→ INSTRUCTION
Copy from the first line below down to and including the line with "import seaborn as sns". Skip the pictures.

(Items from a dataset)
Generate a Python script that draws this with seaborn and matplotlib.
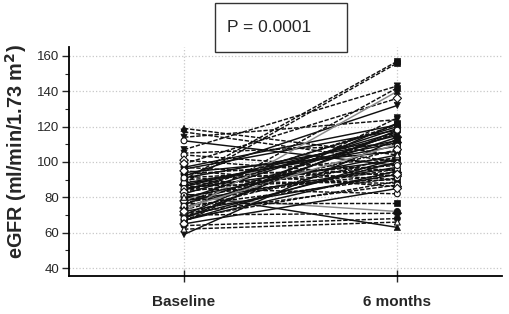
import numpy as np
import pandas as pd
import matplotlib
matplotlib.use('Agg')
import matplotlib.pyplot as plt
import matplotlib.patches as mpatches
from matplotlib.ticker import MultipleLocator
import seaborn as sns

# eGFR per patient (baseline -> 6 months)
baseline = [119, 117, 114, 112, 107, 105, 104, 101, 99, 97,
            97, 96, 95, 93, 92, 91, 90, 90, 89, 88,
            88, 87, 86, 85, 85, 84, 83, 82, 82, 81,
            80, 79, 78, 78, 77, 76, 75, 75, 74, 73,
            72, 71, 70, 70, 69, 68, 68, 67, 66, 65,
            64, 62, 59, 94, 91, 87, 83, 80, 77, 74,
            72, 69, 67, 86]
month6 = [104, 100, 124, 98, 143, 110, 95, 92, 136, 121,
          90, 118, 86, 102, 132, 112, 157, 96, 88, 156,
          109, 94, 115, 101, 82, 120, 99, 63, 117, 93,
          72, 119, 107, 97, 77, 116, 142, 91, 114, 103,
          140, 87, 122, 71, 100, 118, 89, 95, 125, 85,
          68, 66, 113, 106, 98, 111, 121, 104, 96, 110,
          93, 117, 102, 90]
# line kind: 'd' dashed black, 's' solid black, 'g' solid grey
kinds = list('ddd' 'sd' 'dddd' 's' 'dsdd' 'ssdd' 'dd' 'sds' 'sds' 'dss'
             'dg' 'sds' 'dsdd' 'sdg' 'dsds' 'sdsd' 'sdds' 's'
             'dsdsdg' 'sdsd' 'g')
markers = ['^', 'v', 'v', 'o', 'v', 'v', 'o', 'D', 'D', 'o',
           's', 'v', 'D', 'o', 'v', 's', 's', 'o', '^', 's',
           'o', 'D', 'v', 's', 'o', '^', 'D', '^', 'v', 'o',
           'o', 's', 'D', '^', 's', 'v', 's', 'o', 'D', '^',
           '^', 'o', 's', 'D', 'v', 'o', '^', 's', 'v', 'D',
           'o', '^', 'v', 's', 'o', 'D', 'v', '^', 'o', 's',
           'D', 'v', 'o', '^']
open_marker = [False, False, False, True, False, False, True, True, True, False,
               False, False, True, False, False, False, False, True, False, False,
               True, False, False, False, True, False, True, False, False, True,
               False, False, True, False, False, False, False, True, False, True,
               False, True, False, False, False, True, False, False, False, True,
               False, True, False, False, True, False, False, True, False, False,
               True, False, False, False]
visits = ['Baseline', '6 months']

n = len(baseline)
kinds = (kinds + ['d'] * n)[:n]
rows = []
for i in range(n):
    for pos, val in enumerate([baseline[i], month6[i]]):
        rows.append({'patient': i, 'visit': pos, 'egfr': val,
                     'kind': kinds[i], 'marker': markers[i], 'open': open_marker[i]})
df = pd.DataFrame(rows)

sns.set_style('white')
plt.rcParams['font.family'] = ['Liberation Sans', 'DejaVu Sans']

fig = plt.figure(figsize=(5.1, 3.14), dpi=100)
ax = fig.add_axes([0.135, 0.121, 0.849, 0.729])

palette = {i: ('#8a8a8a' if kinds[i] == 'g' else '#111111') for i in range(n)}
dash_map = {i: ((3, 1.2) if kinds[i] == 'd' else '') for i in range(n)}
sns.lineplot(data=df, x='visit', y='egfr', hue='patient', style='patient',
             palette=palette, dashes=dash_map, units='patient', estimator=None,
             linewidth=1.05, legend=False, ax=ax, zorder=3)

filled = df[~df['open']]
hollow = df[df['open']]
sns.scatterplot(data=filled, x='visit', y='egfr', style='marker',
                markers={m: m for m in set(markers)}, color='#111111',
                edgecolor='#111111', s=20, linewidth=0.5, legend=False, ax=ax, zorder=4)
sns.scatterplot(data=hollow, x='visit', y='egfr', style='marker',
                markers={m: m for m in set(markers)}, color='white',
                edgecolor='#111111', s=18, linewidth=0.8, legend=False, ax=ax, zorder=5)

ax.set_xlim(-0.54, 1.49)
ax.set_ylim(35.5, 165)
ax.set_xticks([0, 1])
ax.set_xticklabels(visits, fontsize=11, fontweight='bold')
ax.yaxis.set_minor_locator(MultipleLocator(10))
ax.set_yticks(range(40, 161, 20))
ax.tick_params(axis='y', which='major', direction='out', length=5, width=1,
               labelsize=9.5, pad=2, left=True)
ax.tick_params(axis='y', which='minor', direction='out', length=3, width=0.8, left=True)
ax.tick_params(axis='x', which='major', direction='inout', length=8, width=1,
               pad=10, bottom=True)
ax.grid(True, which='major', color='#c8c8c8', linestyle=':', linewidth=0.9)
ax.set_axisbelow(True)
for side in ['top', 'right']:
    ax.spines[side].set_visible(False)
for side in ['left', 'bottom']:
    ax.spines[side].set_color('black')
    ax.spines[side].set_linewidth(1.3)
ax.set_xlabel('')
ax.set_ylabel(r'eGFR (ml/min/1.73 m$^{\mathbf{2}}$)', fontsize=14.3,
              fontweight='bold')
ax.yaxis.set_label_coords(-0.092, 0.545)

# P value box
fig.patches.append(mpatches.Rectangle((215 / 510, 1 - 52 / 314), 132 / 510, 49 / 314,
                                      transform=fig.transFigure, fill=False,
                                      edgecolor='#333333', linewidth=1))
fig.text(227 / 510, 1 - 28 / 314, 'P = 0.0001', fontsize=12.5, va='center', ha='left')

fig.savefig('out.png', dpi=100)
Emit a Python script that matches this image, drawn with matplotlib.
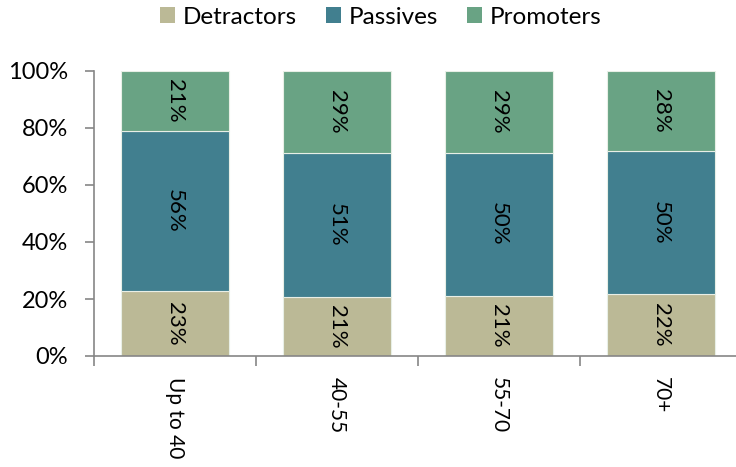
import matplotlib
matplotlib.use("Agg")
import matplotlib.pyplot as plt
from matplotlib.patches import Patch
import numpy as np

categories = ["Up to 40", "40-55", "55-70", "70+"]
detractors = [22.9, 20.8, 21.2, 21.8]
passives = [56.1, 50.6, 50.2, 50.1]
promoters = [21.0, 28.6, 28.6, 28.1]
series_names = ["Detractors", "Passives", "Promoters"]
colors = ["#BBB996", "#417F8F", "#69A384"]

plt.rcParams['font.family'] = ['Lato', 'DejaVu Sans']

fig = plt.figure(figsize=(7.36, 4.67), dpi=100)
ax = fig.add_axes([94 / 736, 1 - 356 / 467, 648 / 736, 285 / 467])

x = np.arange(len(categories))
bottom = np.zeros(len(categories))
for vals, c in zip([detractors, passives, promoters], colors):
    vals = np.array(vals)
    ax.bar(x, vals, width=0.667, bottom=bottom, color=c,
           edgecolor="#E8EFE6", linewidth=0.8)
    for xi, b, v in zip(x, bottom, vals):
        ax.text(xi, b + v / 2, f"{v:.0f}%", rotation=-90, ha="center",
                va="center", fontsize=16, color="black")
    bottom += vals

ax.set_xlim(-0.5, 3.5)
ax.set_ylim(0, 100)
ax.set_yticks([0, 20, 40, 60, 80, 100])
ax.set_yticklabels([f"{v}%" for v in [0, 20, 40, 60, 80, 100]], fontsize=17)
ax.set_xticks(np.arange(-0.5, 3.6, 1.0))
ax.set_xticklabels([])
ax.tick_params(axis="y", length=6.5, width=1.2, color="#868686", pad=12)
ax.tick_params(axis="x", length=7, width=1.2, color="#868686")
for xi, lab in zip(x, categories):
    ax.text(xi, -7.2, lab, rotation=-90, ha="center", va="top", fontsize=15,
            transform=ax.transData)

for s in ["top", "right"]:
    ax.spines[s].set_visible(False)
for s in ["left", "bottom"]:
    ax.spines[s].set_color("#868686")
    ax.spines[s].set_linewidth(1.2)

handles = [Patch(facecolor=c, edgecolor="none") for c in colors]
fig.legend(handles, series_names, loc="center", bbox_to_anchor=(381 / 736, 1 - 17 / 467),
           ncol=3, frameon=False, fontsize=17.5, handlelength=0.62, handleheight=0.66,
           handletextpad=0.31, columnspacing=1.2, borderpad=0.1)

fig.savefig("out.png", dpi=100)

→ RESULT FOR THIS TASK
Generate a Python script that draws this with seaborn and matplotlib.
import numpy as np
import pandas as pd
import matplotlib
matplotlib.use('Agg')
import matplotlib.pyplot as plt
import matplotlib.patches as mpatches
from matplotlib.ticker import MultipleLocator
import seaborn as sns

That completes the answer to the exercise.